No finzinho da primeira etapa, Lota escorregou e a bola sobrou para Bicudo, este passou para Zé completar: gol da Rua de Cima. 
Na última jogada da etapa inicial, Lota irritado pelo erro que cometeu, deu uma “voadora” no estômago de Seco que, furioso, partiu para briga. 
Os mais velhos separaram a confusão e, assim terminou o primeiro tempo. Pausa de dez segundos para trocar o lado do campo e a partida reiniciou, tão quente quanto tinha terminado. 
Pancada pra lá, pancada pra cá, bola chutada para longe, discussão e tudo mais que um clássico daquele tamanho exigia. 
Faltando dois minutos para terminar a partida, Bicudo tocou para Tubarão, que driblou Lota e chutou colocado, vencendo o goleiro Claudio Rato. Era o empate da Rua de Cima, dois a dois!
No minuto seguinte, Beto tentou chutar a bola para longe, acertou as costas de Zé (que caiu estatalado e sem ar) e voltou, enganando Claudio Rato... Era a virada da Rua de Cima! Três a dois!

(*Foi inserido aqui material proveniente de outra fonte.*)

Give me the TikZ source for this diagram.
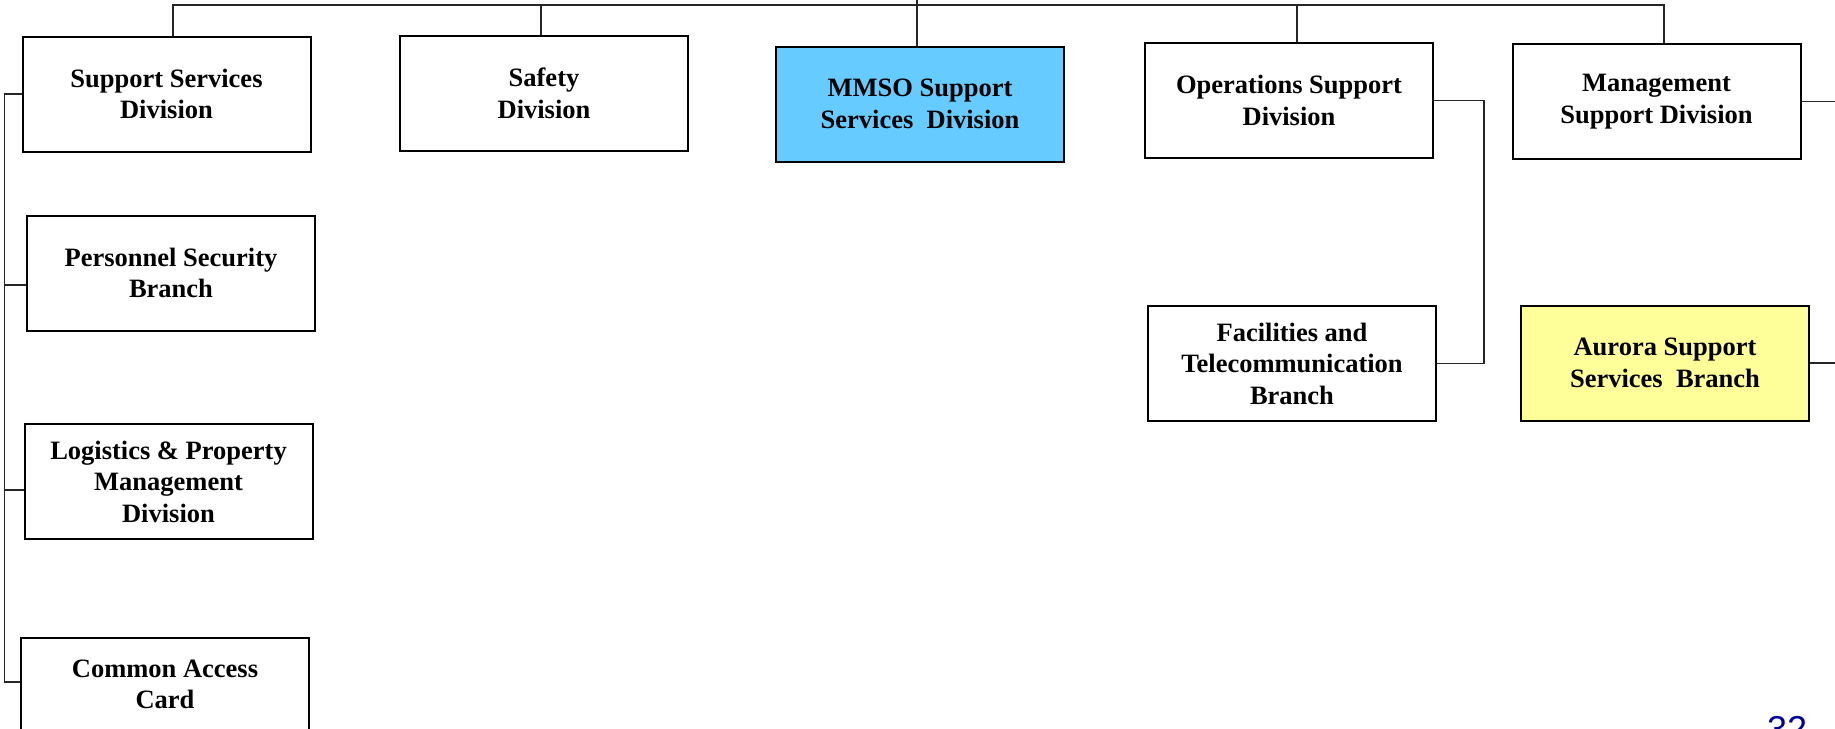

Claudio Rato, que era o único não-violento da Rua de Baixo, se aproximou de Seco e avisou:
- Se vocês ganharem, eles vão partir pra porrada...
Rapidamente, Seco combinou com os outros a tática para o último minuto e, na saída de bola de Beto, Binho chutou a redonda em direção a ladeira. 
Neste momento de distração da Rua de Baixo, os menores da Rua de Cima desandaram a correr para suas casas enquanto, um tanto atrasados, os atletas adversários os perseguiram com cabos de vassouras, tirados sabe-se lá de onde. 
Aos gritos de “pega”, “arrebenta” e coisas do tipo, a partida foi encerrada ao som das risadas dos mais velhos que, nunca brigavam entre si. 
O resultado da partida foi três a dois para a Rua de Cima mas, até hoje a Rua de Baixo reivindica a vitória. 
Afinal, eles sabiam que até podiam ter perdido no campo, mas não perderiam na porrada. 
E assim terminou aquele que viria a ser o último Clássico dos Clássicos, entre a Rua de Baixo versus a Rua de Cima. 
Não por causa das ameaças de pancadaria, pois isso era normal e sim, porque uma imobiliária adquiriu o terreno e construiu várias casas no lugar do campinho. 
A vida é assim: as coisas param de acontecer e nunca sabemos que aquele será o último dia delas.